Ya para el 2001 el Spinetto empezó a ser lo que es hoy, un edificio feo y sucio, con dos de sus 10 entradas habilitadas y el resto enchapadas con muy mal gusto y candado, una especie de anti-puerta, que en lugar de invitarte a pasar, le dice al vecino “tomatelás, rajá de acá”. Del corazón del barrio al ano del barrio. Porque claro, los tanos, gallegos y turcos si no se murieron están viejos y derrotados, y hoy el barrio es de laburantes de otros pagos, las provincias del norte, Bolivia, Perú y Paraguay.

Aunque le hayan metido Western Union por todos lados, estos tipos no hicieron el shopin para estos inmigrantes, a los que consideran poco menos que castas de intocables. Ojo, no vaya a créersela ud. también, a los tanos, gayegos y turcos del 900 también los trataban como mierda... pero parece que el “ascenso social” hizo que los hijos y nietos de esos primeros “negros de mierda” de la ciudad hoy se hayan olvidado que salieron del barro de los barcos y levanten la nariz con desprecio mientras portan globitos amarillos con tres letras negras marketineras...

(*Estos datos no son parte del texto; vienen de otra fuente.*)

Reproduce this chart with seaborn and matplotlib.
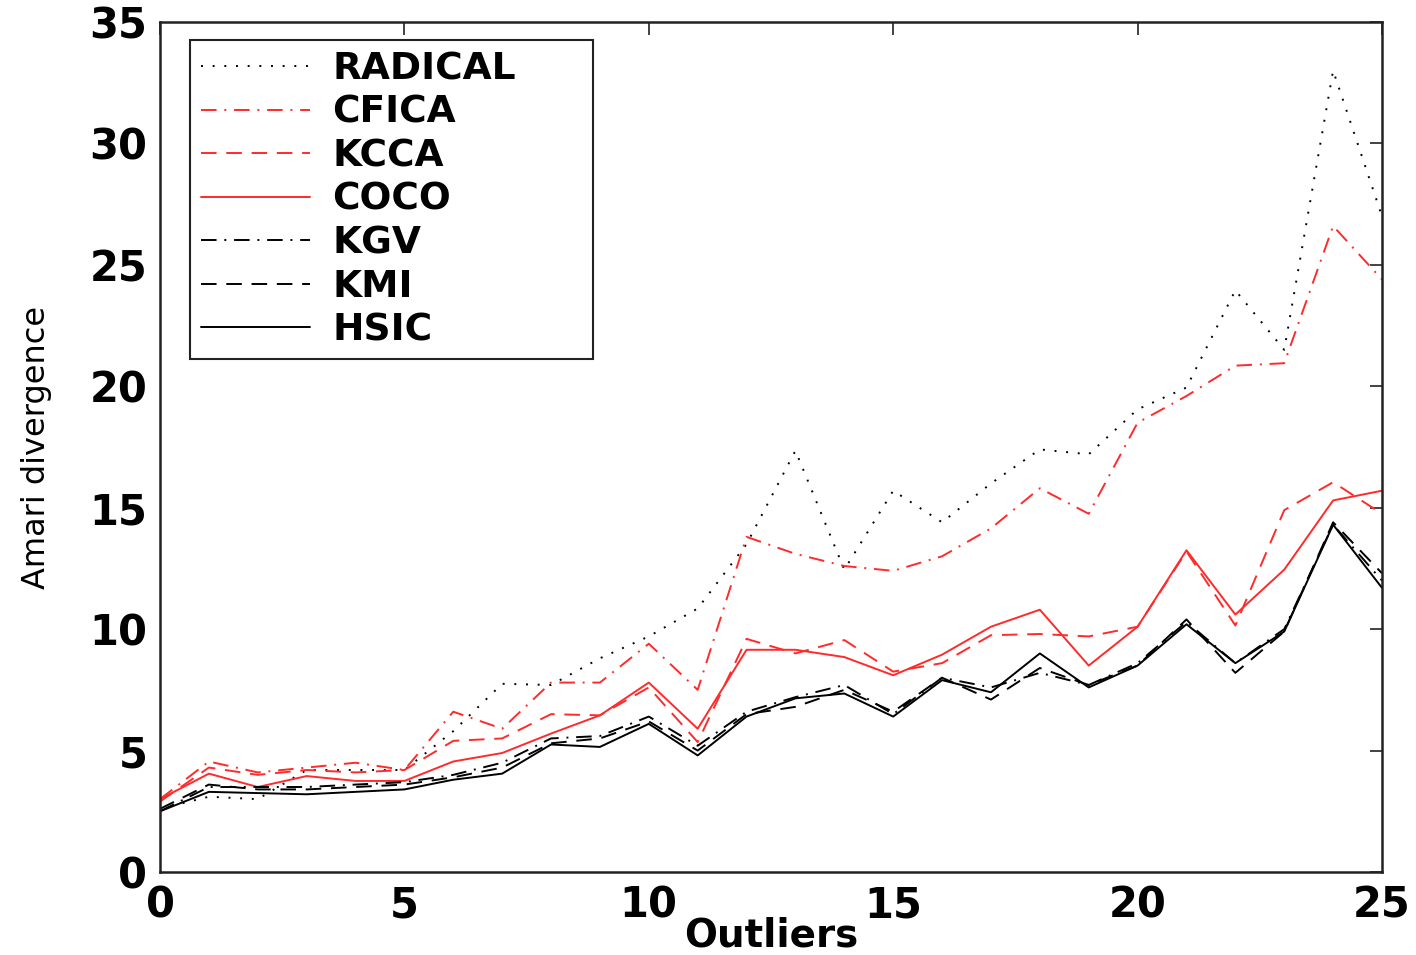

Guarda que también los “progres”, por más que se vistan de seda, como mucho si les parecen simpáticos habitantes marginales a los que “deben ayudar” con sus limosnas de planes y escuelas hechas mierda pero que nunca se tomaron un mate con su empleada doméstica para preguntarle cómo son los olores de su pueblo natal...

La burguesía porteña ni siquiera tuvo las luces de los montevideanos o los chilenos, que hicieron de los Mercados del Puerto de Montevideo y Santiago hermosos lugares para el disfrute de turistas y locales. Ni para eso les da el marote.

Los pocos poetas tangueros que quedan podrían martillarse un “Viejo Spinetto” llorón y melancólico. Pero yo, por 60 pesos le alquilé 15 minutos las manos mágicas y rudas a un coreano fortachón de la Planta Baja esquina Pichincha y Moreno que me rearmó la espalda y me sacó un mes de mufa, por 29 mangos post devaluación Kicilloff me morfé una ensalada de pollo a la plancha, lechuga y tomate, que un local muy pretensiosamente llama “Ensalada Kyoto” y me sirvió para recordar que la magia a la ciudad se la pusimos tipos como yo, como la piba que está enfrente chateando por celular y cagándose de risa, mi vieja comprando pescado en el puesto del tano Don Mellino (que después fue cadena conocida) y mi hermano pateando la de tiento con la gloriosa azulyoro de piqué pesada de sudor en el pecho.

La magia a esta ciudad se la ponemos los que la hacemos y deshacemos todos los días, porque los Spinetto y los Coto pasan, pero nosotros (y nosotras) dejamos semilla, plantamos futuro, sobre todo si no nos quedamos llorando por lo que nos quitaron y  salimos a pelearla para reconquistarlo y ganarnos nuestro lugar en el mundo.